CHAPTER XIII:  The Early Beginnings of Damage

Each of us, of course, meets hurt experiences very early in his/her life. Our physical weakness, lack of experience and information and the resulting extreme dependence on others when we are very young leave us wide open to be hurt repeatedly in this period.

These early hurts may be inflicted by many things. Bumps and bruises and accidents and cold and hunger and frustration can all play their part.

In our civilization, however, the dominant source of hurts when we are very young is precisely the distress patterns of the adults around us. For an adult to behave irrationally is upsetting to a baby; and when that irrationality consists of or is accompanied by crossness, reproach, invalidation, ridicule, aloofness or violence as it usually is, the hurt is severe.

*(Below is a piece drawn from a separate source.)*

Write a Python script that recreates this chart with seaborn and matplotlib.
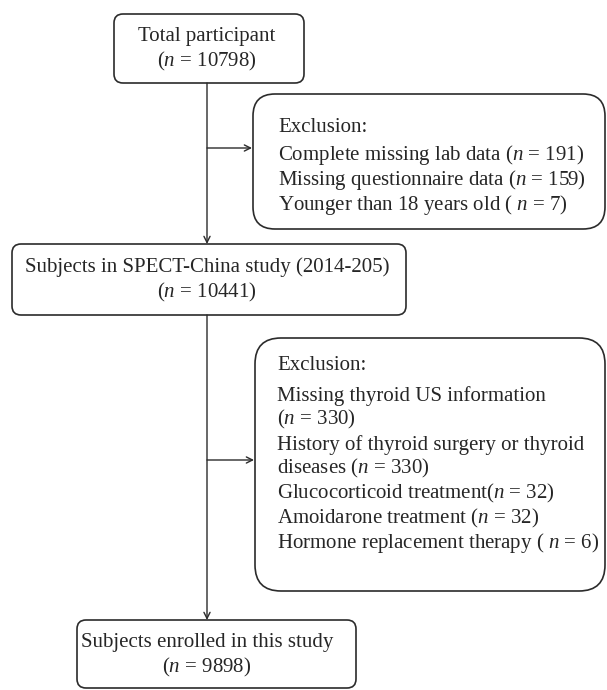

Perhaps you can imagine an infant playing happily with her mother. She is warm, happy, outgoing, loving towards her. The mother is warm, happy, outgoing, loving to her baby. The world is a wonderful place.

Then the phone rings and the mother goes to answer it. Baby waits for the wonderful play to resume. She has no way of knowing what signals come to her mother over the phone, nor of understanding their effect if she did know. So it can happen when the mother returns and baby stretches her arms to her warmly and lovingly, she is met with an expression of disgust and a loud, harsh voice saying “Don’t bother me!” in tones of hate. 

Sounds coming over the phone have triggered an old distress recording in the mother, which takes over and “plays” itself at the baby through her.  The source of the recording has nothing to do with the baby or the mother’s relation to her.  Baby, however, is hurt, and a recording etches itself as she stops thinking and the experience mis-stores.

Whatever distress the experience contains will remain rigidly attached to the entire experience and to any experience which “reminds” the baby of it later. This rigid effect will vary greatly with each infant, depending on details and especially on what earlier distress patterns already exist to be re-stimulated by this one.

One infant in a situation like the above may be left with a fixed distrust of all other people. Another may be left with a rigid sense of his/her being a “bother.”

In any case, the “tracks” of this kind of early experience will show, with great effect, among the rigidities of the adult into which the infant grows. The adult, in his/her first interview with a counselor, is likely to volunteer that he/she “is a nuisance," that he/she wants help to quit being “such a bother to everybody.” A host of later distress and/or re-stimulation experiences will be related as indicating what a “bother” he/she is, but eventually, as his/her counseling progresses, the effect of the early experience will emerge as the significant “direction-fixer” it has been.

We are hurt early and often, primarily by the distress patterns of the adults in whose charge we are. These early hurts are re-stimulated and added to at an increasing rate, becoming chronic and “numb” (i.e., seeming to become calloused) in some areas, but always continuing to clog our thinking abilities at an increasing rate.  (Fig. 11)

This is the bad side of “growing up.” This process of “ossifying” our flexible intelligence has gone on relentlessly for all of us.